Select the lines below containing the word "with".
......
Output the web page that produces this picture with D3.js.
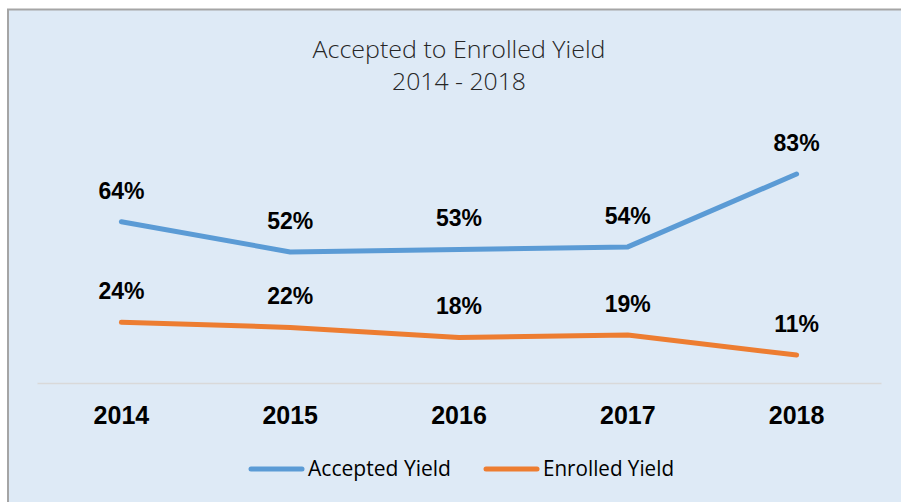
<!DOCTYPE html>
<html>
<head>
<meta charset="utf-8">
<script src="https://cdn.jsdelivr.net/npm/d3@7"></script>
<style>
  body { margin: 0; background: #fff; }
  svg { display: block; }
</style>
</head>
<body>
<svg id="chart" width="901" height="502"></svg>
<script>
const years = ['2014', '2015', '2016', '2017', '2018'];
const acceptedYield = [64, 52, 53, 54, 83];
const enrolledYield = [24, 22, 18, 19, 11];
const seriesNames = ['Accepted Yield', 'Enrolled Yield'];

const width = 901, height = 502;
const colors = ['#5B9BD5', '#ED7D31'];

const svg = d3.select('#chart');

// chart background + frame (left and top edges show)
svg.append('rect')
  .attr('x', 8).attr('y', 9)
  .attr('width', width - 8).attr('height', height - 9)
  .attr('fill', '#DEEAF6');
svg.append('path')
  .attr('d', `M8,${height}V9.5H${width}`)
  .attr('fill', 'none')
  .attr('stroke', '#A5A5A5')
  .attr('stroke-width', 2);

const x = d3.scaleBand().domain(years).range([37, 881]);
const y = d3.scaleLinear().domain([0, 83]).range([382.7, 174]);

// title
const title = svg.append('text')
  .attr('text-anchor', 'middle')
  .attr('fill', '#262626')
  .style('font-family', '"Open Sans", sans-serif')
  .style('font-weight', 300)
  .style('font-size', '24px');
title.append('tspan').attr('x', 459).attr('y', 58)
  .attr('textLength', 293).attr('lengthAdjust', 'spacingAndGlyphs')
  .text('Accepted to Enrolled Yield');
title.append('tspan').attr('x', 459).attr('y', 90)
  .attr('textLength', 134).attr('lengthAdjust', 'spacingAndGlyphs')
  .text('2014 - 2018');

// x axis
const xAxis = svg.append('g')
  .attr('transform', 'translate(0,383)')
  .call(d3.axisBottom(x).tickSize(0).tickPadding(0));
xAxis.select('.domain').attr('stroke', '#D9D9D9').attr('stroke-width', 1.5);
xAxis.selectAll('text')
  .attr('dy', null)
  .attr('y', 41)
  .attr('fill', '#000')
  .style('font-family', '"Liberation Sans", Arial, sans-serif')
  .style('font-weight', 'bold')
  .style('font-size', '25px');

// lines
const line = d3.line()
  .x((d, i) => x(years[i]) + x.bandwidth() / 2)
  .y(d => y(d));

[acceptedYield, enrolledYield].forEach((values, s) => {
  svg.append('path')
    .datum(values)
    .attr('d', line)
    .attr('fill', 'none')
    .attr('stroke', colors[s])
    .attr('stroke-width', 5)
    .attr('stroke-linecap', 'round')
    .attr('stroke-linejoin', 'round');

  svg.selectAll(null)
    .data(values)
    .enter()
    .append('text')
    .attr('x', (d, i) => x(years[i]) + x.bandwidth() / 2)
    .attr('y', d => y(d) - 23)
    .attr('text-anchor', 'middle')
    .attr('fill', '#000')
    .style('font-family', '"Liberation Sans", Arial, sans-serif')
    .style('font-weight', 'bold')
    .style('font-size', '23px')
    .text(d => d + '%');
});

// legend
const legendX = [249, 484];
const legendTextW = [143, 131];
seriesNames.forEach((name, s) => {
  svg.append('line')
    .attr('x1', legendX[s] + 2).attr('x2', legendX[s] + 53)
    .attr('y1', 469).attr('y2', 469)
    .attr('stroke', colors[s])
    .attr('stroke-width', 5)
    .attr('stroke-linecap', 'round');
  svg.append('text')
    .attr('x', legendX[s] + 59)
    .attr('y', 476)
    .attr('fill', '#000')
    .attr('textLength', legendTextW[s])
    .attr('lengthAdjust', 'spacingAndGlyphs')
    .style('font-family', '"Open Sans", sans-serif')
    .style('font-size', '21px')
    .text(name);
});
</script>
</body>
</html>
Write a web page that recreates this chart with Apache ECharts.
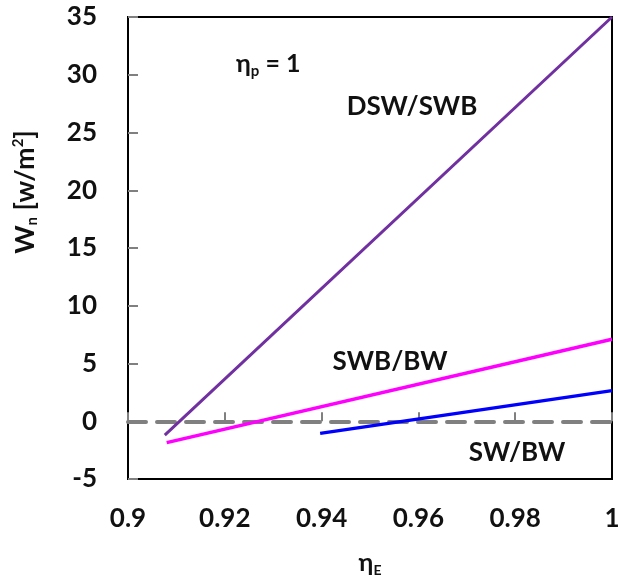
<!DOCTYPE html>
<html><head><meta charset="utf-8">
<script src="https://cdn.jsdelivr.net/npm/echarts@6/dist/echarts.min.js"></script>
<style>html,body{margin:0;padding:0;background:#fff}#c{width:618px;height:583px}</style>
</head><body><div id="c"></div>
<script>
const xTicks = [0.9, 0.92, 0.94, 0.96, 0.98, 1];
const dswX = [0.9076, 1.0];
const dswY = [-1.2, 35];
const swbX = [0.908, 1.0];
const swbY = [-1.85, 7.1];
const swX = [0.9397, 1.0];
const swY = [-1.05, 2.65];
const seriesNames = ['DSW/SWB', 'SWB/BW', 'SW/BW'];

const FONT = 'Lato';
const INK = '#111';
const pair = (xs, ys) => xs.map((x, i) => [x, ys[i]]);
const chart = echarts.init(document.getElementById('c'));
chart.setOption({
  animation: false,
  grid: {left: 128, right: 6, top: 17, bottom: 104, outerBoundsMode: 'none', containLabel: false,
    show: true, borderColor: '#000', borderWidth: 2, backgroundColor: 'transparent'},
  xAxis: [{
    type: 'value', min: 0.9, max: 1, interval: 0.02, position: 'bottom',
    axisLine: {show: false, onZero: false}, axisTick: {show: false}, splitLine: {show: false},
    axisLabel: {margin: 27, fontFamily: FONT, fontWeight: 'bold', fontSize: 26, color: INK,
      formatter: v => String(+v.toFixed(2))},
    name: '{a|η}{s|E}', nameLocation: 'middle', nameGap: 70,
    nameTextStyle: {rich: {a: {fontFamily: FONT, fontWeight: 'bold', fontSize: 25, color: INK},
      s: {fontFamily: FONT, fontWeight: 'bold', fontSize: 14, color: INK, padding: [14, 0, 0, 0]}}}
  }, {
    type: 'value', min: 0.9, max: 1, interval: 0.02, position: 'bottom',
    axisLine: {show: true, onZero: true, lineStyle: {color: '#808080', width: 4, type: [18, 11]}},
    axisTick: {show: true, inside: true, length: 9, lineStyle: {color: '#808080', width: 2}},
    axisLabel: {show: false}, splitLine: {show: false}
  }],
  yAxis: {
    type: 'value', min: -5, max: 35, interval: 5,
    axisLine: {show: false}, splitLine: {show: false},
    axisTick: {show: true, inside: true, length: 10, lineStyle: {color: '#808080', width: 2}},
    axisLabel: {margin: 31, fontFamily: FONT, fontWeight: 'bold', fontSize: 26, color: INK}
  },
  series: [
    {name: seriesNames[0], type: 'line', xAxisIndex: 0, data: pair(dswX, dswY), symbol: 'none', lineStyle: {color: '#7030A0', width: 3}},
    {name: seriesNames[1], type: 'line', xAxisIndex: 0, data: pair(swbX, swbY), symbol: 'none', lineStyle: {color: '#FF00FF', width: 3.5}},
    {name: seriesNames[2], type: 'line', xAxisIndex: 0, data: pair(swX, swY), symbol: 'none', lineStyle: {color: '#0000FF', width: 3.5}}
  ],
  graphic: [
    {type: 'text', x: 25, y: 192, rotation: Math.PI / 2, style: {
      text: '{a|W}{s|n}{a| [w/m}{p|2}{a|]}', align: 'center', verticalAlign: 'middle',
      rich: {a: {fontFamily: FONT, fontWeight: 'bold', fontSize: 27, fill: INK},
             s: {fontFamily: FONT, fontWeight: 'bold', fontSize: 15, fill: INK, padding: [14, 0, 0, 0]},
             p: {fontFamily: FONT, fontWeight: 'bold', fontSize: 15, fill: INK, padding: [0, 0, 14, 0]}}}},
    {type: 'text', x: 236, y: 64, style: {
      text: '{a|η}{s|p}{a| = 1}', verticalAlign: 'middle',
      rich: {a: {fontFamily: FONT, fontWeight: 'bold', fontSize: 25, fill: INK},
             s: {fontFamily: FONT, fontWeight: 'bold', fontSize: 15, fill: INK, padding: [14, 0, 0, 0]}}}},
    {type: 'text', x: 412, y: 107, style: {text: 'DSW/SWB', align: 'center', verticalAlign: 'middle', font: 'bold 26px Lato', fill: INK}},
    {type: 'text', x: 390, y: 362, style: {text: 'SWB/BW', align: 'center', verticalAlign: 'middle', font: 'bold 26px Lato', fill: INK}},
    {type: 'text', x: 517, y: 453, style: {text: 'SW/BW', align: 'center', verticalAlign: 'middle', font: 'bold 26px Lato', fill: INK}}
  ]
});
</script></body></html>
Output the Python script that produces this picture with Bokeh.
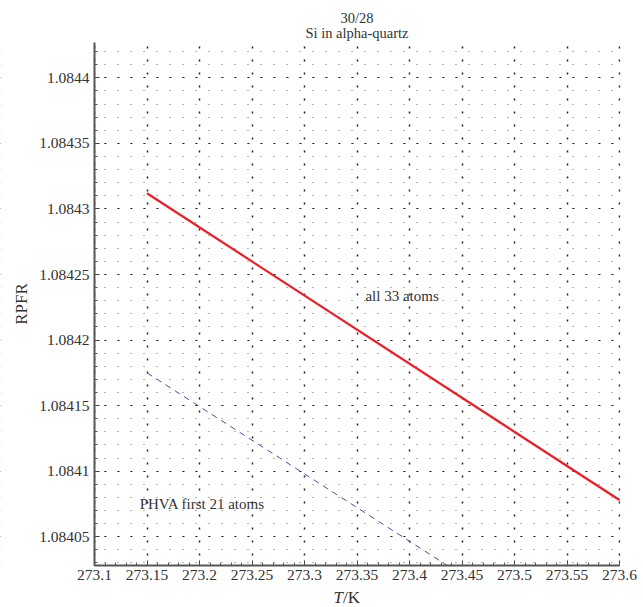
from bokeh.plotting import figure
from bokeh.models import FixedTicker, Label, Range1d, BoxAnnotation
from bokeh.embed import file_html
from bokeh.resources import INLINE
import numpy as np

# ---- data ----
temp_all = [273.15, 273.6]
rpfr_all = [1.084312, 1.084078]
# PHVA line: visible part, from its start to where it meets the bottom axis
temp_phva = [273.15, 273.436]
rpfr_phva = [1.084175, 1.084028]

x_ticks = [273.1, 273.15, 273.2, 273.25, 273.3, 273.35, 273.4, 273.45, 273.5, 273.55, 273.6]
x_labels = ["273.1", "273.15", "273.2", "273.25", "273.3", "273.35", "273.4", "273.45", "273.5", "273.55", "273.6"]
y_ticks = [1.08405, 1.0841, 1.08415, 1.0842, 1.08425, 1.0843, 1.08435, 1.0844]
y_labels = ["1.08405", "1.0841", "1.08415", "1.0842", "1.08425", "1.0843", "1.08435", "1.0844"]

x_min, x_max = 273.1, 273.6
y_min, y_max = 1.084028, 1.084427

title_line1 = "30/28"
title_line2 = "Si in alpha-quartz"

FONT = "Liberation Serif"
TXT = "#333333"

W, H = 643, 607
PAD_L, PAD_R, PAD_T, PAD_B = 94, 24, 42, 42
kx = (W - PAD_L - PAD_R) / (x_max - x_min)
ky = (H - PAD_T - PAD_B) / (y_max - y_min)

# the frame fills the whole canvas; axes are pinned at the data edges
p = figure(width=W, height=H, output_backend="svg", toolbar_location=None,
           x_range=Range1d(x_min - PAD_L / kx, x_max + PAD_R / kx),
           y_range=Range1d(y_min - PAD_B / ky, y_max + PAD_T / ky),
           min_border=0)
p.outline_line_color = None
p.background_fill_color = "white"

x_minor = list(np.round(np.arange(273.1, 273.6001, 0.01), 3))
y_minor = list(np.round(np.arange(1.08403, 1.08443, 0.00001), 6))
p.xaxis.ticker = FixedTicker(ticks=x_ticks, minor_ticks=x_minor)
p.yaxis.ticker = FixedTicker(ticks=y_ticks, minor_ticks=y_minor)
p.xaxis.major_label_overrides = dict(zip(x_ticks, x_labels))
p.yaxis.major_label_overrides = dict(zip(y_ticks, y_labels))
p.xaxis.fixed_location = y_min
p.yaxis.fixed_location = x_min
p.xaxis.bounds = (x_min, x_max)
p.yaxis.bounds = (y_min, y_max)

for ax in (p.xaxis[0], p.yaxis[0]):
    ax.axis_line_color = "#555555"
    ax.axis_line_width = 2
    ax.major_tick_in = 5
    ax.major_tick_out = 0
    ax.minor_tick_in = 3
    ax.minor_tick_out = 0
    ax.major_tick_line_color = "#333333"
    ax.minor_tick_line_color = "#555555"
    ax.major_label_text_font = FONT
    ax.major_label_text_color = TXT
    ax.major_label_text_font_size = "15.5px"
    ax.axis_label_text_font = FONT
    ax.axis_label_text_font_size = "17px"
    ax.axis_label_text_font_style = "normal"
    ax.axis_label_text_color = TXT

p.xaxis.major_label_standoff = 4
p.yaxis.major_label_standoff = 5
p.yaxis.axis_label = "RPFR"
p.yaxis.axis_label_standoff = 5

# dotted grid
p.xgrid.ticker = FixedTicker(ticks=x_ticks, minor_ticks=x_minor)
p.ygrid.ticker = FixedTicker(ticks=y_ticks, minor_ticks=y_minor)
p.xgrid.grid_line_color = "#222222"
p.xgrid.grid_line_dash = "2 11"
p.xgrid.grid_line_width = 1.5
p.xgrid.minor_grid_line_color = None
p.ygrid.grid_line_color = "#222222"
p.ygrid.grid_line_dash = "2 11"
p.ygrid.grid_line_width = 1
p.ygrid.minor_grid_line_color = "#666666"
p.ygrid.minor_grid_line_dash = "1 12"
p.ygrid.minor_grid_line_width = 1

# blank margins around the data area (hide grid outside it)
eps = 1.0 / kx
for kw in (dict(top=y_min), dict(bottom=y_max), dict(right=x_min), dict(left=x_max + eps)):
    p.add_layout(BoxAnnotation(fill_color="white", fill_alpha=1.0, line_color=None,
                               level="underlay", **kw))

# lines
p.line(temp_all, rpfr_all, line_color="#ee1c25", line_width=2.2)
p.line(temp_phva, rpfr_phva, line_color="#4b4ba8", line_width=1, line_dash="6 5")

p.add_layout(Label(x=273.358, y=1.0842337, text="all 33 atoms", text_font=FONT,
                   text_font_size="15px", text_color=TXT, text_baseline="middle"))
p.add_layout(Label(x=273.143, y=1.084075, text="PHVA first 21 atoms", text_font=FONT,
                   text_font_size="15px", text_color=TXT, text_baseline="middle"))

# title (two lines), centred over the data area
xc = (x_min + x_max) / 2
p.add_layout(Label(x=xc, y=H - 17, y_units="screen", text=title_line1, text_font=FONT,
                   text_font_size="14.5px", text_color=TXT, text_align="center",
                   text_baseline="middle"))
p.add_layout(Label(x=xc, y=H - 32, y_units="screen", text=title_line2, text_font=FONT,
                   text_font_size="14.5px", text_color=TXT, text_align="center",
                   text_baseline="middle"))

# x axis title, italic T
p.add_layout(Label(x=273.3276, y=10, y_units="screen", text="T", text_font=FONT,
                   text_font_size="17px", text_font_style="italic", text_color=TXT,
                   text_baseline="middle"))
p.add_layout(Label(x=273.3367, y=10, y_units="screen", text="/K", text_font=FONT,
                   text_font_size="17px", text_color=TXT, text_baseline="middle"))

open("out.html", "w").write(file_html(p, INLINE))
......
**Answer for the task:**
Output the web page that produces this picture with D3.js.
Write a web page that recreates this chart with Apache ECharts.
Output the Python script that produces this picture with Bokeh.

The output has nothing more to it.